[What to work on]: Skip the pictures. Set down, word for word, the lines from the start of the material up to and including the line with "const gMark = 7.4;".

[Data provided]:
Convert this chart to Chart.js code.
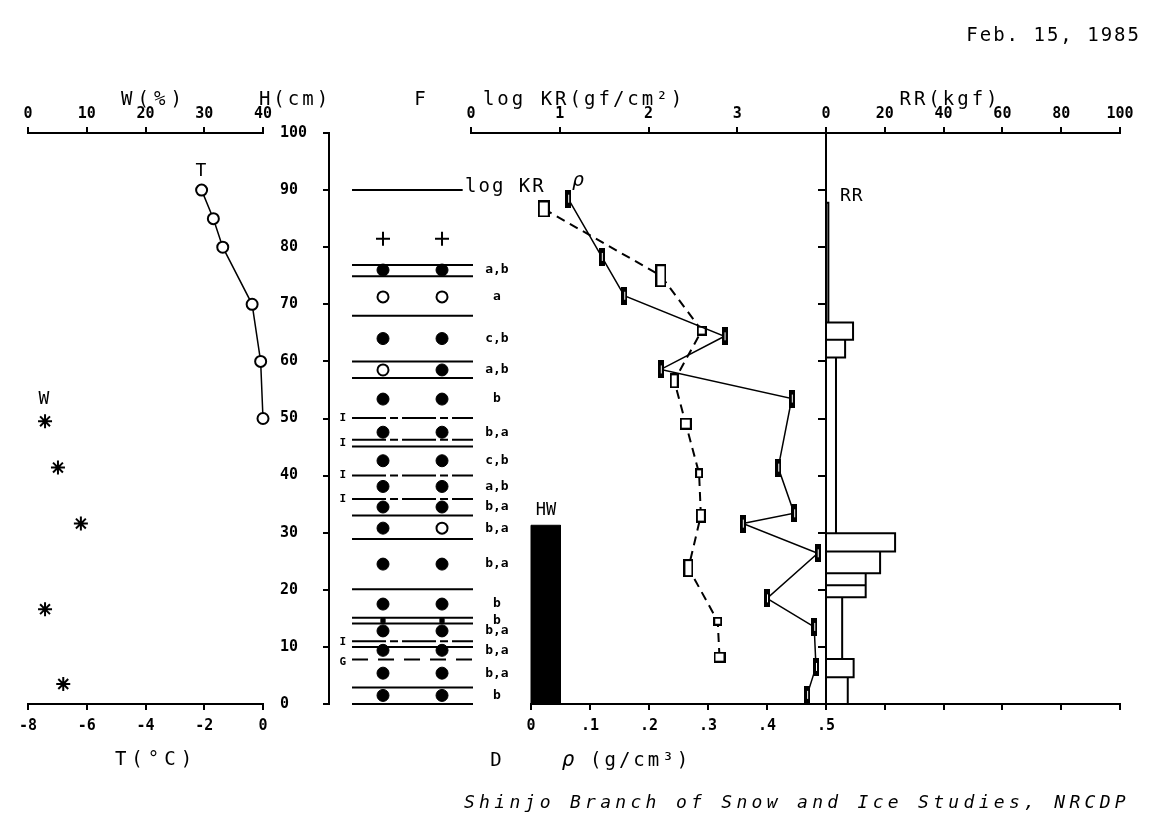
<!DOCTYPE html>
<html>
<head>
<meta charset="utf-8">
<script src="https://cdn.jsdelivr.net/npm/chart.js@4.4.0/dist/chart.umd.min.js"></script>
<style>
  body { margin: 0; background: #fff; }
  #wrap { position: relative; width: 1161px; height: 823px; }
  #wrap canvas { position: absolute; left: 0; top: 0; }
</style>
</head>
<body>
<div id="wrap">
  <canvas id="tempChart" width="1161" height="823"></canvas>
  <canvas id="grainChart" width="1161" height="823"></canvas>
  <canvas id="krChart" width="1161" height="823"></canvas>
  <canvas id="rhoChart" width="1161" height="823"></canvas>
  <canvas id="rrChart" width="1161" height="823"></canvas>
</div>
<script>
// ---- data (H = height above ground, cm) ----
const tHeights = [90, 85, 80, 70, 60, 50];
const tValues = [-2.09, -1.69, -1.37, -0.37, -0.08, 0.0];

const wHeights = [49.5, 41.4, 31.6, 16.6, 3.5];
const wValues = [2.9, 5.1, 9.0, 2.9, 6.0];

// layer boundaries: S = solid, I = ice layer, G = dashed, top = snow surface
const layerLines = [90, 76.9, 74.9, 68.0, 60.0, 57.1, 50.1, 46.3, 45.1, 40.0, 35.9, 33.0, 28.9, 20.1, 15.1, 14.1, 11.0, 10.0, 7.8, 2.9, 0];
const layerKinds = ['top', 'S', 'S', 'S', 'S', 'S', 'I', 'I', 'S', 'I', 'I', 'S', 'S', 'S', 'S', 'S', 'I', 'S', 'G', 'S', 'S'];
const iceMarks = [50.1, 45.7, 40.0, 35.9, 10.8];
const gMark = 7.4;

// grain shape (F) symbols, two observations per layer
const grainHeights = [81.5, 76.0, 71.3, 64.0, 58.5, 53.4, 47.6, 42.6, 38.1, 34.5, 30.8, 24.5, 17.5, 14.6, 12.8, 9.4, 5.4, 1.5];
const grainLeft = ['plus', 'filled', 'open', 'filled', 'open', 'filled', 'filled', 'filled', 'filled', 'filled', 'filled', 'filled', 'filled', 'small', 'filled', 'filled', 'filled', 'filled'];
const grainRight = ['plus', 'filled', 'open', 'filled', 'filled', 'filled', 'filled', 'filled', 'filled', 'filled', 'open', 'filled', 'filled', 'small', 'filled', 'filled', 'filled', 'filled'];
const grainLabels = ['', 'a,b', 'a', 'c,b', 'a,b', 'b', 'b,a', 'c,b', 'a,b', 'b,a', 'b,a', 'b,a', 'b', 'b', 'b,a', 'b,a', 'b,a', 'b'];

const krHeights = [86.7, 75.0, 65.4, 56.6, 49.1, 40.4, 33.0, 23.8, 14.5, 8.2];
const krValues = [0.82, 2.14, 2.60, 2.29, 2.42, 2.57, 2.59, 2.45, 2.78, 2.80];

const rhoHeights = [88.5, 78.3, 71.5, 64.4, 58.6, 53.5, 41.4, 33.4, 31.6, 26.4, 18.5, 13.5, 6.5, 1.6];
const rhoValues = [0.063, 0.12, 0.158, 0.328, 0.22, 0.442, 0.419, 0.446, 0.359, 0.486, 0.40, 0.48, 0.483, 0.468];

const hwHeight = 31.3;
const hwDensity = 0.05;

const rrBounds = [87.8, 66.8, 63.8, 60.7, 29.9, 26.7, 22.9, 20.8, 18.7, 7.9, 4.7, 0];
const rrValues = [0.8, 9.2, 6.5, 3.4, 23.5, 18.4, 13.5, 13.5, 5.5, 9.4, 7.4];

const hTicks = [0, 10, 20, 30, 40, 50, 60, 70, 80, 90, 100];
const tTicks = [-8, -6, -4, -2, 0];
const wTicks = [0, 10, 20, 30, 40];
const krTicks = [0, 1, 2, 3, 4];
const rhoTicks = [0, 0.1, 0.2, 0.3, 0.4, 0.5];
const rrTicks = [0, 20, 40, 60, 80, 100];

// ---- layout ----
const W = 1161, H = 823;
const TOP = 133, BOTTOM = 704, BAND = 34;
const ink = '#000';
const mono = 'DejaVu Sans Mono';
const tickFont = { family: mono, size: 15, weight: 'bold' };

function pad(left, right, hasTop, hasBottom, leftW) {
  return {
    autoPadding: false,
    padding: {
      left: left - (leftW || 0),
      right: W - right,
      top: TOP - (hasTop ? BAND : 0),
      bottom: H - BOTTOM - (hasBottom ? BAND : 0)
    }
  };
}

function hAxis(position, min, max, ticks, showLabels, fmt) {
  return {
    type: 'linear', position, min, max,
    afterBuildTicks: s => { s.ticks = ticks.map(v => ({ value: v })); },
    afterFit: s => { s.height = BAND; },
    border: { color: ink, width: 2 },
    grid: { drawOnChartArea: false, tickLength: 6, color: ink, lineWidth: 2 },
    ticks: {
      display: showLabels, color: ink, font: tickFont, padding: position === 'top' ? 4 : 7,
      maxRotation: 0, autoSkip: false, callback: fmt || (v => String(v))
    }
  };
}

const hiddenY = { type: 'linear', min: 0, max: 100, display: false };
const pts = (xs, ys) => xs.map((v, i) => ({ x: v, y: ys[i] }));

function say(ctx, s, x, y, o = {}) {
  ctx.save();
  ctx.font = `${o.italic ? 'italic ' : ''}${o.bold ? 'bold ' : ''}${o.size || 18}px '${mono}'`;
  ctx.fillStyle = ink;
  ctx.textAlign = o.align || 'center';
  ctx.textBaseline = 'middle';
  if ('letterSpacing' in ctx) ctx.letterSpacing = (o.gap === undefined ? 2 : o.gap) + 'px';
  ctx.fillText(s, x, y);
  ctx.restore();
}

function base(layout, scales, plugins) {
  return {
    responsive: false, animation: false, events: [],
    layout, scales,
    plugins: { legend: { display: false }, tooltip: { enabled: false }, ...(plugins || {}) }
  };
}

// ---- T / W panel ----
new Chart(document.getElementById('tempChart'), {
  type: 'scatter',
  data: {
    datasets: [{
      data: pts(tValues, tHeights), xAxisID: 'x', showLine: true,
      borderColor: ink, borderWidth: 1.5, pointRadius: 5.5, pointBorderWidth: 2,
      pointBackgroundColor: '#fff', pointBorderColor: ink, clip: false
    }, {
      data: pts(wValues, wHeights), xAxisID: 'xw', showLine: false,
      pointStyle: 'star', pointRadius: 7, pointBorderWidth: 2, pointBorderColor: ink, clip: false
    }]
  },
  options: base(pad(28, 263, true, true), {
    x: hAxis('bottom', -8, 0, tTicks, true),
    xw: hAxis('top', 0, 40, wTicks, true),
    y: hiddenY
  })
});

// ---- grain shape panel with H axis ----
const F_MIN = 0.085, F_MAX = 3.44;
function layerSet(kind, dash) {
  const d = [];
  layerLines.forEach((h, i) => {
    if (layerKinds[i] !== kind) return;
    d.push({ x: 0.475, y: h }, { x: kind === 'top' ? 2.35 : 2.525, y: h }, { x: 1, y: null });
  });
  return { data: d, showLine: true, pointRadius: 0, borderColor: ink, borderWidth: 2, borderDash: dash, spanGaps: false, clip: false };
}
function symbolSet(kind, style) {
  const d = [];
  grainHeights.forEach((h, i) => {
    if (grainLeft[i] === kind) d.push({ x: 1, y: h });
    if (grainRight[i] === kind) d.push({ x: 2, y: h });
  });
  return Object.assign({ data: d, showLine: false, clip: false, pointBorderColor: ink }, style);
}

const annotate = {
  id: 'annotate',
  afterDraw(chart) {
    const ctx = chart.ctx, y = chart.scales.y, x = chart.scales.x;
    grainLabels.forEach((s, i) => {
      if (s) say(ctx, s, x.getPixelForValue(2.93), y.getPixelForValue(grainHeights[i]), { size: 13, bold: true, gap: 0 });
    });
    iceMarks.forEach(h => say(ctx, 'I', x.getPixelForValue(0.32), y.getPixelForValue(h), { size: 11, bold: true, gap: 0 }));
    say(ctx, 'G', x.getPixelForValue(0.32), y.getPixelForValue(gMark), { size: 11, bold: true, gap: 0 });

    say(ctx, 'Feb. 15, 1985', 1141, 36, { align: 'right', size: 19, gap: 2 });
    say(ctx, 'W(%)', 154, 100, { size: 19, gap: 5 });
    say(ctx, 'H(cm)', 295, 100, { size: 19, gap: 3 });
    say(ctx, 'F', 421, 100, { size: 19 });
    say(ctx, 'log KR(gf/cm²)', 584, 100, { size: 19, gap: 3 });
    say(ctx, 'RR(kgf)', 950, 100, { size: 19, gap: 3 });
    say(ctx, 'T', 202, 171, { size: 18 });
    say(ctx, 'W', 45, 399, { size: 18 });
    say(ctx, 'log KR', 465, 187, { align: 'left', size: 19, gap: 2 });
    say(ctx, 'ρ', 579, 181, { size: 20, italic: true });
    say(ctx, 'RR', 840, 196, { align: 'left', size: 18, gap: 1 });
    say(ctx, 'HW', 546, 511, { size: 17, gap: 0 });
    say(ctx, 'T(°C)', 156, 760, { size: 19, gap: 5 });
    say(ctx, 'D', 497, 761, { size: 19 });
    say(ctx, 'ρ', 569, 761, { size: 21, italic: true });
    say(ctx, '(g/cm³)', 590, 761, { align: 'left', size: 19, gap: 3 });
    say(ctx, 'Shinjo Branch of Snow and Ice Studies, NRCDP', 1130, 803, { align: 'right', size: 18, italic: true, gap: 4.3 });
  }
};

new Chart(document.getElementById('grainChart'), {
  type: 'scatter',
  data: {
    datasets: [
      layerSet('top', []),
      layerSet('S', []),
      layerSet('I', [34, 4, 8, 4]),
      layerSet('G', [16, 10]),
      symbolSet('filled', { pointStyle: 'circle', pointRadius: 6, pointBackgroundColor: ink, pointBorderWidth: 1 }),
      symbolSet('open', { pointStyle: 'circle', pointRadius: 5.5, pointBackgroundColor: '#fff', pointBorderWidth: 2 }),
      symbolSet('plus', { pointStyle: 'cross', pointRadius: 7, pointBorderWidth: 2 }),
      symbolSet('small', { pointStyle: 'rect', pointRadius: 3, pointBackgroundColor: ink, pointBorderWidth: 1 })
    ]
  },
  options: base(pad(329, 527, false, false, 49), {
    x: { type: 'linear', min: F_MIN, max: F_MAX, display: false },
    y: {
      type: 'linear', position: 'left', min: 0, max: 100,
      afterBuildTicks: s => { s.ticks = hTicks.map(v => ({ value: v })); },
      afterFit: s => { s.width = 49; },
      border: { color: ink, width: 2 },
      grid: { drawOnChartArea: false, tickLength: 6, color: ink, lineWidth: 2 },
      ticks: { color: ink, font: tickFont, crossAlign: 'far', padding: 4, autoSkip: false }
    }
  }),
  plugins: [annotate]
});

// ---- log KR panel ----
const krBoxes = [[10, 15], [9, 21], [8, 8], [7, 13], [10, 10], [6, 8], [8, 12], [8, 16], [7, 7], [10, 9]];
function boxMarker(w, h) {
  const c = document.createElement('canvas');
  c.width = w + 2; c.height = h + 2;
  const g = c.getContext('2d');
  g.fillStyle = '#fff'; g.fillRect(1, 1, w, h);
  g.strokeStyle = ink; g.lineWidth = 2; g.strokeRect(1, 1, w, h);
  return c;
}
new Chart(document.getElementById('krChart'), {
  type: 'scatter',
  data: {
    datasets: [{
      data: pts(krValues, krHeights), showLine: true,
      borderColor: ink, borderWidth: 2, borderDash: [9, 6],
      pointStyle: krBoxes.map(b => boxMarker(b[0], b[1])), clip: false
    }]
  },
  options: base(pad(471, 826, true, false), {
    x: hAxis('top', 0, 4, krTicks, true, v => (v === 4 ? '' : String(v))),
    y: hiddenY
  })
});

// ---- density panel ----
function barMarker(w, h) {
  const c = document.createElement('canvas');
  c.width = w; c.height = h;
  const g = c.getContext('2d');
  g.fillStyle = ink; g.fillRect(0, 0, w, h);
  g.fillStyle = '#fff'; g.fillRect(Math.floor(w / 2), 5, 1, h - 10);
  return c;
}
const rhoMark = barMarker(6, 18);
new Chart(document.getElementById('rhoChart'), {
  type: 'scatter',
  data: {
    datasets: [{
      data: [{ x: 0, y: 0 }, { x: 0, y: hwHeight }, { x: hwDensity, y: hwHeight }, { x: hwDensity, y: 0 }],
      showLine: true, fill: 'origin', backgroundColor: ink, borderColor: ink, borderWidth: 1,
      pointRadius: 0, clip: false
    }, {
      data: pts(rhoValues, rhoHeights), showLine: true,
      borderColor: ink, borderWidth: 1.5, pointStyle: rhoMark, clip: false
    }]
  },
  options: base(pad(531, 826, false, true), {
    x: hAxis('bottom', 0, 0.5, rhoTicks, true, v => (v === 0 ? '0' : v.toFixed(1).replace('0.', '.'))),
    y: hiddenY
  }, { filler: { propagate: false } })
});

// ---- ram resistance panel ----
const rrTrace = [];
rrValues.forEach((v, i) => {
  rrTrace.push({ x: 0, y: rrBounds[i] }, { x: v, y: rrBounds[i] }, { x: v, y: rrBounds[i + 1] }, { x: 0, y: rrBounds[i + 1] });
});
new Chart(document.getElementById('rrChart'), {
  type: 'scatter',
  data: {
    datasets: [{
      data: rrTrace, showLine: true, borderColor: ink, borderWidth: 2, pointRadius: 0, clip: false
    }]
  },
  options: base(pad(826, 1120, true, true, 10), {
    x: hAxis('top', 0, 100, rrTicks, true),
    xb: hAxis('bottom', 0, 100, rrTicks, false),
    y: {
      type: 'linear', position: 'left', min: 0, max: 100,
      afterBuildTicks: s => { s.ticks = hTicks.map(v => ({ value: v })); },
      afterFit: s => { s.width = 10; },
      border: { color: ink, width: 2 },
      grid: { drawOnChartArea: false, tickLength: 8, color: ink, lineWidth: 2 },
      ticks: { display: false }
    }
  })
});
</script>
</body>
</html>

[Complete output]:
Convert this chart to Chart.js code.
<!DOCTYPE html>
<html>
<head>
<meta charset="utf-8">
<script src="https://cdn.jsdelivr.net/npm/chart.js@4.4.0/dist/chart.umd.min.js"></script>
<style>
  body { margin: 0; background: #fff; }
  #wrap { position: relative; width: 1161px; height: 823px; }
  #wrap canvas { position: absolute; left: 0; top: 0; }
</style>
</head>
<body>
<div id="wrap">
  <canvas id="tempChart" width="1161" height="823"></canvas>
  <canvas id="grainChart" width="1161" height="823"></canvas>
  <canvas id="krChart" width="1161" height="823"></canvas>
  <canvas id="rhoChart" width="1161" height="823"></canvas>
  <canvas id="rrChart" width="1161" height="823"></canvas>
</div>
<script>
// ---- data (H = height above ground, cm) ----
const tHeights = [90, 85, 80, 70, 60, 50];
const tValues = [-2.09, -1.69, -1.37, -0.37, -0.08, 0.0];

const wHeights = [49.5, 41.4, 31.6, 16.6, 3.5];
const wValues = [2.9, 5.1, 9.0, 2.9, 6.0];

// layer boundaries: S = solid, I = ice layer, G = dashed, top = snow surface
const layerLines = [90, 76.9, 74.9, 68.0, 60.0, 57.1, 50.1, 46.3, 45.1, 40.0, 35.9, 33.0, 28.9, 20.1, 15.1, 14.1, 11.0, 10.0, 7.8, 2.9, 0];
const layerKinds = ['top', 'S', 'S', 'S', 'S', 'S', 'I', 'I', 'S', 'I', 'I', 'S', 'S', 'S', 'S', 'S', 'I', 'S', 'G', 'S', 'S'];
const iceMarks = [50.1, 45.7, 40.0, 35.9, 10.8];
const gMark = 7.4;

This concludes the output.